The red clover contains tannins, which are drying – that’s why when you drink a strong red wine, your mouth gets dry! In this case, it’s safe enough to use on children’s skin to help dry out the folicles that are over-producing the oil. It also contains protein (including all of the amino acids) as well as minerals and vitamins, including vitamins B and C, calcium, chromium, magnesium, thiamine, niacin, phosphorus, potassium, nitrogen, and iron to nourish the skin into health.
Plantain has a world-wide reputation as a healing herb, especially for skin. It has been referred to by one Cherokee Elder as an “Indian band aid.” It can be found growing virulently all over, and is often used in a “spit poultice” – where the healer will simply chew up a few leaves of it and apply the plant/spit combination directly to a wound. Recent studies have backed up what people have known about plantain for centuries. Wounds treated with plantain showed faster healing times and greater collagen growth in the wounds. It also has great anti-inflammatory and astringent properties that make it a great herb for eczema, rosacea, shingles, etc.
Once they were thoroughly dried, I crushed them in my mortar and pestle to break open the leaves and allow the oil to access the volatile oils within the plants.
Then I added them to my crockpot with the sweet almond oil and let them cook on low for 4 hours.
Still warm, I ran the infused oil through a filter to remove the solids. You can use cheesecloth for this, but I tend to use a reusable coffee filter – it does the job and is reusable, so I’m not buying a million sheets of cheesecloth and throwing it away when I’m done. And I love that I never find myself mid project without a filter! Simply wash it, and use it for your coffee in the morning!
Once the oil has been filtered and allowed to cool, you can use it on baby. This is the fun part!
Baby was a little skeptical of it at first, but his grandparents were there to distract him!
Simply massage the oil onto baby’s scalp and let it soak in for awhile while he plays in the tub. Then you’ll need a fine-toothed comb. Comb out baby’s hair, gently dragging the tines of the comb against his scalp. The oil will help loosen up the cradle cap, and the comb will gently pry it off of his skin.
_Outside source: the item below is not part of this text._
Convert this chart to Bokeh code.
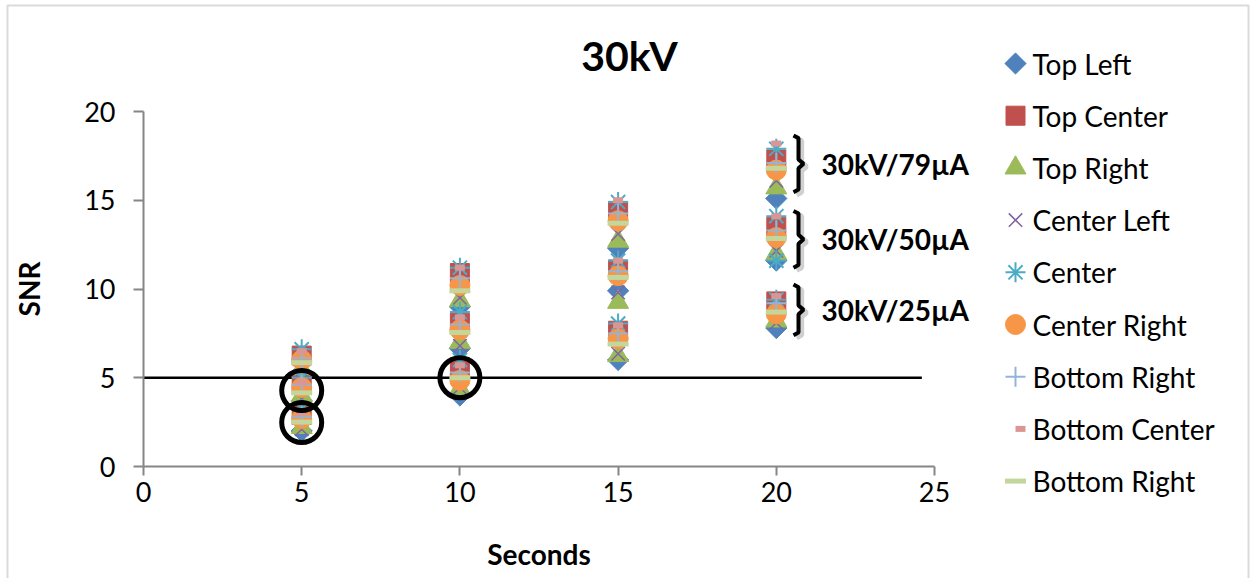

Comb it in all directions until your toddler swipes your hand away! You can see the built up scaly skin at the base of the tines of the comb. Once your baby has had enough, wash with your traditional gentle shampoo.
We had to repeat this process a few times, but I’m happy to report his scalp looks soooo much better! If he sits still for any amount of time, I’ll try to take another picture! We had tried this process before with straight coconut oil, but it seemed to almost dry out his skin too much, which then encouraged more oil and cradle cap.
Keep the oil in a jar in the refrigerator for up to 2 weeks. Here’s the official recipe from Herbal Academy.
- 1/2 up dried red clover blossoms
- 1/4 cup dried mullein flowers (we didn’t have mullein locally, so I skipped it)
- 1/2 cup dried plantain leaves
- 2 cups sweet almond oil
- Infuse your dried herbs in the oil in a crockpot on low for 4 hours.
- Strain and pour into a glass container with a tight fitting lid.
- Once cool, apply a teaspoon to the child’s scalp.
- Leave it on overnight, covered by a cap, or comb the hair, prying up the scaly skin.
- Wash the oil out with a gentle shampoo.
Now it’s your turn! Did your baby ever had cradle cap? Did it go away on it’s own? What did you use that helped?